Cameron also starts to realize that his potentially insane boss has made it a habit of pushing his previous stunt-men to their limits, with possibly deadly results. Will Cameron’s cover be blown? Will he survive the increasingly crazy film production? Will he and Nina be able to live happily ever after? Cameron’s life starts to bleed from reality to fantasy and then back to reality, sometimes within the same scene, as Eli continues to press on in the most insane of manners, creating hostility between him and his crew, his actors, and pretty much everyone around him. Then the day comes for the film’s climatic action scene to be shot, and Cameron isn’t sure if Eli is out to sabotage him in an unsuspecting way, or if he’s just doing everything all in the name of cinema and for the perfect shot.
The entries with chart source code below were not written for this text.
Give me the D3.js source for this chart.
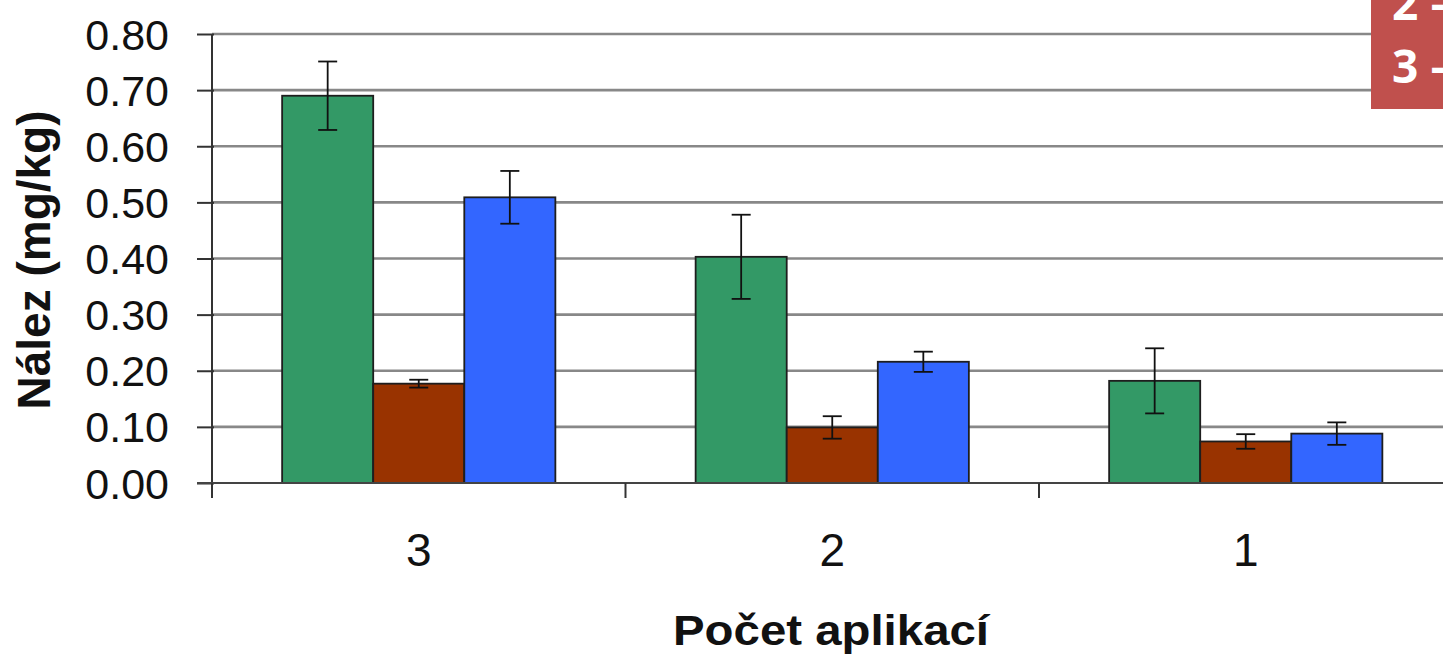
<!DOCTYPE html>
<html>
<head>
<meta charset="utf-8">
<script src="https://cdn.jsdelivr.net/npm/d3@7/dist/d3.min.js"></script>
<style>
  html, body { margin: 0; padding: 0; background: #fff; overflow: hidden; }
  svg { display: block; }
</style>
</head>
<body>
<svg id="chart" width="1443" height="656"></svg>
<script>
// ---- data ----
const categories = ["3", "2", "1"];
const seriesNames = ["A", "B", "C"];
const seriesColors = ["#339966", "#993300", "#3366FF"];
const valuesA = [0.690, 0.403, 0.182];
const valuesB = [0.177, 0.099, 0.074];
const valuesC = [0.509, 0.216, 0.088];
const errorsA = [0.061, 0.075, 0.058];
const errorsB = [0.007, 0.020, 0.013];
const errorsC = [0.047, 0.018, 0.020];
const yTicks = [0, 0.1, 0.2, 0.3, 0.4, 0.5, 0.6, 0.7, 0.8];
const legendLines = ["2 \u2013", "3 \u2013"];

const seriesValues = [valuesA, valuesB, valuesC];
const seriesErrors = [errorsA, errorsB, errorsC];

const svg = d3.select("#chart");
const pLeft = 212, pTop = 34, pBottom = 483;

const y = d3.scaleLinear().domain([0, 0.8]).range([pBottom, pTop]);
const x0 = d3.scaleBand().domain(categories).range([pLeft, pLeft + 3 * 413.5]).paddingInner(0).paddingOuter(0);
const x1 = d3.scaleBand().domain(seriesNames).range([0, x0.bandwidth()]).paddingInner(0).paddingOuter(0.77);

// gridlines
svg.append("g").selectAll("line").data(yTicks.filter(d => d > 0)).join("line")
  .attr("x1", pLeft).attr("x2", 1443)
  .attr("y1", d => y(d)).attr("y2", d => y(d))
  .attr("stroke", "#888").attr("stroke-width", 2.6);

// bars
const groups = svg.append("g").selectAll("g").data(categories).join("g")
  .attr("transform", d => `translate(${x0(d)},0)`);

seriesNames.forEach((s, si) => {
  groups.append("rect")
    .attr("x", x1(s))
    .attr("y", (d, i) => y(seriesValues[si][i]))
    .attr("width", x1.bandwidth())
    .attr("height", (d, i) => y(0) - y(seriesValues[si][i]))
    .attr("fill", seriesColors[si])
    .attr("stroke", "#1e1e1e").attr("stroke-width", 1.8);
});

// error bars
seriesNames.forEach((s, si) => {
  groups.each(function(d, i) {
    const g = d3.select(this);
    const cx = x1(s) + x1.bandwidth() / 2;
    const v = seriesValues[si][i], e = seriesErrors[si][i];
    const eg = g.append("g").attr("stroke", "#111").attr("stroke-width", 1.8);
    eg.append("line").attr("x1", cx).attr("x2", cx).attr("y1", y(v + e)).attr("y2", y(v - e));
    eg.append("line").attr("x1", cx - 9.5).attr("x2", cx + 9.5).attr("y1", y(v + e)).attr("y2", y(v + e));
    eg.append("line").attr("x1", cx - 9.5).attr("x2", cx + 9.5).attr("y1", y(v - e)).attr("y2", y(v - e));
  });
});

// y axis
const yAxis = d3.axisLeft(y).tickValues(yTicks).tickFormat(d3.format(".2f")).tickSize(15).tickPadding(28);
const ya = svg.append("g").attr("transform", `translate(${pLeft},0)`).call(yAxis);
ya.select(".domain").attr("stroke", "#333").attr("stroke-width", 2).attr("d", `M0,${pTop}V${pBottom}`);
ya.selectAll(".tick line").attr("stroke", "#333").attr("stroke-width", 2).attr("x2", -15).attr("x1", 2);
ya.selectAll(".tick text").attr("font-family", "Liberation Sans, Arial, sans-serif").attr("font-size", 43).attr("fill", "#111").attr("dy", "0.35em");

// x axis
const xAxis = d3.axisBottom(x0).tickSize(0).tickPadding(0);
const xa = svg.append("g").attr("transform", `translate(0,${pBottom})`).call(xAxis);
xa.select(".domain").attr("stroke", "#444").attr("stroke-width", 2).attr("d", `M${pLeft - 15},0H1443`);
xa.selectAll(".tick text").attr("font-family", "Liberation Sans, Arial, sans-serif").attr("font-size", 46)
  .attr("fill", "#111").attr("y", 83).attr("dy", 0);
// category separator ticks
svg.append("g").selectAll("line").data(categories).join("line")
  .attr("x1", d => x0(d)).attr("x2", d => x0(d))
  .attr("y1", pBottom).attr("y2", pBottom + 15)
  .attr("stroke", "#333").attr("stroke-width", 2);

// axis titles
svg.append("text")
  .attr("transform", `translate(50,260) rotate(-90)`)
  .attr("text-anchor", "middle")
  .attr("font-family", "Liberation Sans, Arial, sans-serif").attr("font-weight", "bold")
  .attr("font-size", 46).attr("fill", "#111")
  .text("Nález (mg/kg)");

svg.append("text")
  .attr("x", 831).attr("y", 645)
  .attr("text-anchor", "middle")
  .attr("font-family", "Liberation Sans, Arial, sans-serif").attr("font-weight", "bold")
  .attr("font-size", 43).attr("fill", "#111")
  .attr("textLength", 316).attr("lengthAdjust", "spacingAndGlyphs")
  .text("Počet aplikací");

// legend fragment (red box, top right), cut off by the image edge as in the reference
svg.append("rect").attr("x", 1371).attr("y", 0).attr("width", 80).attr("height", 109).attr("fill", "#c0504d");
svg.append("g").selectAll("text").data(legendLines).join("text")
  .attr("x", 1392).attr("y", (d, i) => 20 + i * 63)
  .attr("font-family", "Open Sans, sans-serif").attr("font-weight", "bold")
  .attr("font-size", 46).attr("fill", "#fff")
  .attr("xml:space", "preserve")
  .text(d => d);
</script>
</body>
</html>
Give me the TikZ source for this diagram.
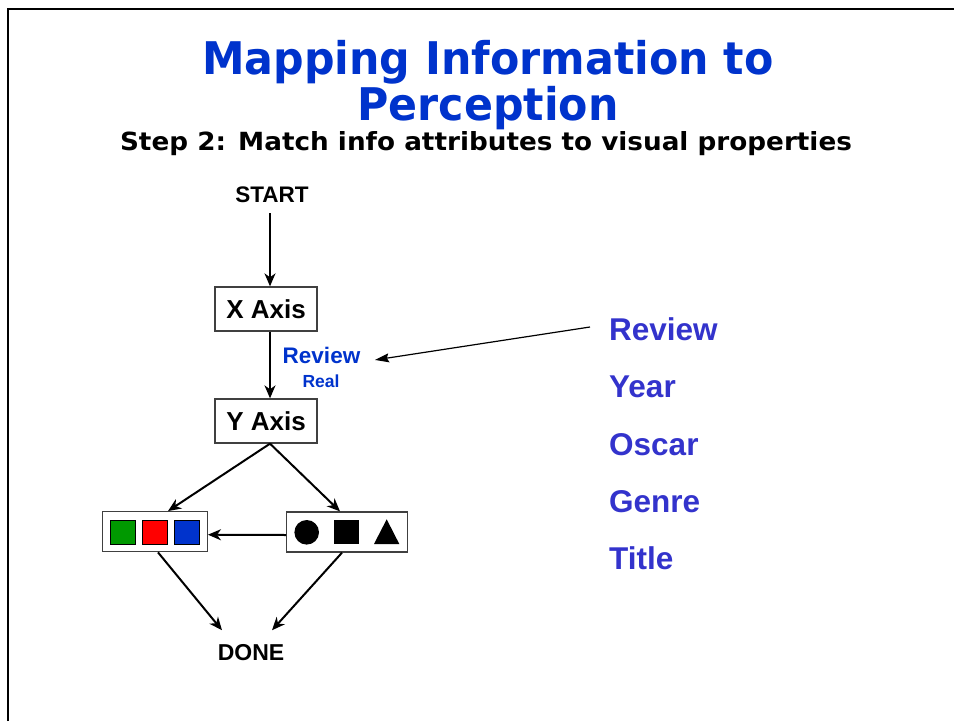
\documentclass[tikz,border=0pt]{standalone}
\usepackage{fontspec}
\setmainfont{Liberation Sans}
\newfontfamily\headfont{DejaVu Sans}[FakeStretch=0.95]
\newfontfamily\subheadfont{DejaVu Sans}[FakeStretch=1.05]
\usetikzlibrary{arrows.meta}
\definecolor{titleblue}{HTML}{0033CC}
\definecolor{listblue}{HTML}{3333CC}
\definecolor{boxgray}{HTML}{404040}
\definecolor{sqgreen}{HTML}{009900}
\definecolor{sqred}{HTML}{FF0000}
\definecolor{sqblue}{HTML}{0033CC}
\begin{document}
\begin{tikzpicture}[x=1pt,y=-1pt,
  titletext/.style={inner sep=0pt, text=titleblue, font=\headfont\bfseries\fontsize{45}{45}\selectfont},
  subtext/.style={inner sep=0pt, font=\subheadfont\bfseries\fontsize{25}{25}\selectfont},
  lbl/.style={inner sep=0pt, font=\bfseries\fontsize{22.5}{22.5}\selectfont},
  axisbox/.style={draw=boxgray, line width=1.3pt, minimum width=102pt, minimum height=44pt,
    inner sep=0pt, font=\bfseries\fontsize{26}{26}\selectfont},
  legendbox/.style={draw=boxgray, line width=1.3pt, minimum height=40pt, inner sep=0pt},
  attr/.style={inner sep=0pt, anchor=base west, text=listblue, font=\bfseries\fontsize{31.5}{31.5}\selectfont},
  flow/.style={line width=2pt, -{Stealth[length=13pt,width=11pt,inset=4pt]}},
  pointer/.style={line width=1.2pt, -{Stealth[length=14pt,width=9pt,inset=2pt]}},
  swatch/.style={draw=black, line width=1pt}]
\useasboundingbox (0,0) rectangle (954,721);

% page frame
\draw[line width=2.5pt] (8,721) -- (8,9) -- (954,9);

% headings
\node[titletext, anchor=base] (t1) at (488,74) {Mapping Information to};
\node[titletext, anchor=base] (t2) at (488,120) {Perception};
\node[subtext, anchor=base] (st) at (486,150) {Step 2: Match info attributes to visual properties};

% flow chart
\node[lbl, anchor=base] (start) at (272,202) {START};
\node[axisbox] (X) at (266,309) {X Axis};
\node[axisbox] (Y) at (266,421) {Y Axis};
\node[inner sep=0pt, anchor=base, text=titleblue, font=\bfseries\fontsize{22.5}{22.5}\selectfont] (rv) at (321.5,363) {Review};
\node[inner sep=0pt, anchor=base, text=titleblue, font=\bfseries\fontsize{17.5}{17.5}\selectfont] (real) at (321,387) {Real};

\node[legendbox, minimum width=104.6pt] (C) at (155,531.7) {};
\filldraw[swatch, fill=sqgreen] (110,520) rectangle (135.3,544);
\filldraw[swatch, fill=sqred] (142.3,520) rectangle (167.3,544);
\filldraw[swatch, fill=sqblue] (174.3,520) rectangle (199.3,544);

\node[legendbox, minimum width=120.6pt] (S) at (347,532) {};
\fill (306.7,532.3) circle (12.3);
\fill (334,519.5) rectangle (359.3,544);
\fill (374,544) -- (386.7,519.3) -- (399.3,544) -- cycle;

\node[lbl, font=\bfseries\fontsize{23}{23}\selectfont, anchor=base] (done) at (251,660) {DONE};

\draw[flow] ([xshift=-2,yshift=-11]start.south) -- ([xshift=4]X.north);
\draw[flow] ([xshift=4]X.south) -- ([xshift=4]Y.north);
\draw[flow] ([xshift=4]Y.south) -- ([xshift=13]C.north);
\draw[flow] ([xshift=4]Y.south) -- ([xshift=-7]S.north);
\draw[flow] ([yshift=-3]S.west) -- ([yshift=-3]C.east);
\draw[flow] ([xshift=3]C.south) -- ([xshift=-29,yshift=13.5]done.north);
\draw[flow] ([xshift=-5]S.south) -- ([xshift=21,yshift=13.5]done.north);

% information attributes
\node[attr] (r1) at (609,340.7) {Review};
\node[attr] (r2) at (609,397.7) {Year};
\node[attr] (r3) at (609,455) {Oscar};
\node[attr] (r4) at (609,512.2) {Genre};
\node[attr] (r5) at (609,569.4) {Title};

\draw[pointer] ([xshift=-19,yshift=13.7]r1.base west) -- ([xshift=14.5,yshift=-5]rv.east);
\end{tikzpicture}
\end{document}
Rush was a filmmaker who understood the idea of madcap comedy better than most, and in The Stunt Man, he brought a level of gonzo energy to the film’s multiple action sequences, which, simply put, are all fabulous to observe and dissect. If you’re going to call your movie The Stunt Man you better have some great stunts to show off, and I just don’t understand how people weren’t killed while making certain sequences of this hilariously over the top film. One bit in particular, with Railsback running along the sides of houses and over roof-tops while planes are flying overhead and soldiers are firing rounds at him and jumping on him from all angles – it’s berserk, it’s hysterical, it’s all totally over the top, and finally amazing. No blue screens, no CGI, all real stunt work, with people crashing through balsa wood and sugar glass. This is a film that is all about the art of deception, and how cinema has the ability to lie to us yet make it look real and honest.

The Stunt Man also has a casual vulgarity that I just loved, with out of the blue nudity, random bits of seemingly improvised dialogue, a ton of looped audio that unintentionally ramps up the odd humor, and a general sense of anything goes/anything can happen which keeps the film hurtling along with a sense of unpredictability that is rarely matched. And then there’s the truly insane ending, with the film’s credits rolling while one of the actors is still talking, trying to make sense of his situation, and it’s like Rush is saying to everyone, himself included: “Hey, it’s just a movie.” Because Rush was attempting to bite off SO much with this effort, it feels like his ultimate “kitchen sink” film, something he made as if he were never going to direct a film again, cramming it with as many ideas and obsessions as he possibly could.

And that was sort of the case. After sitting on the shelf for over a year due to a lack of completion funds, 20th Century Fox bought the film, but Rush ended up battling it out with the studio over a botched release, despite the film being nominated for Best Director, Best Adapted Screenplay, and Best Actor for O’Toole. It then took Rush 14 years to return to the director’s chair (he was fired off of 1990’s Air America, for which he wrote the original script) for the ill-fated erotic thriller Color of Night, which became infamous as “that movie where Bruce Willis felt the need to show the world his bellend.” It’s a shame that Hollywood loves to forget about genuine voices like Rush, and Martin Brest, and Michael Cimino, filmmakers who were interested in telling stories outside of the cookie-cutter norm, guys with too much of an idiosyncratic view and style for the studio bean-counters.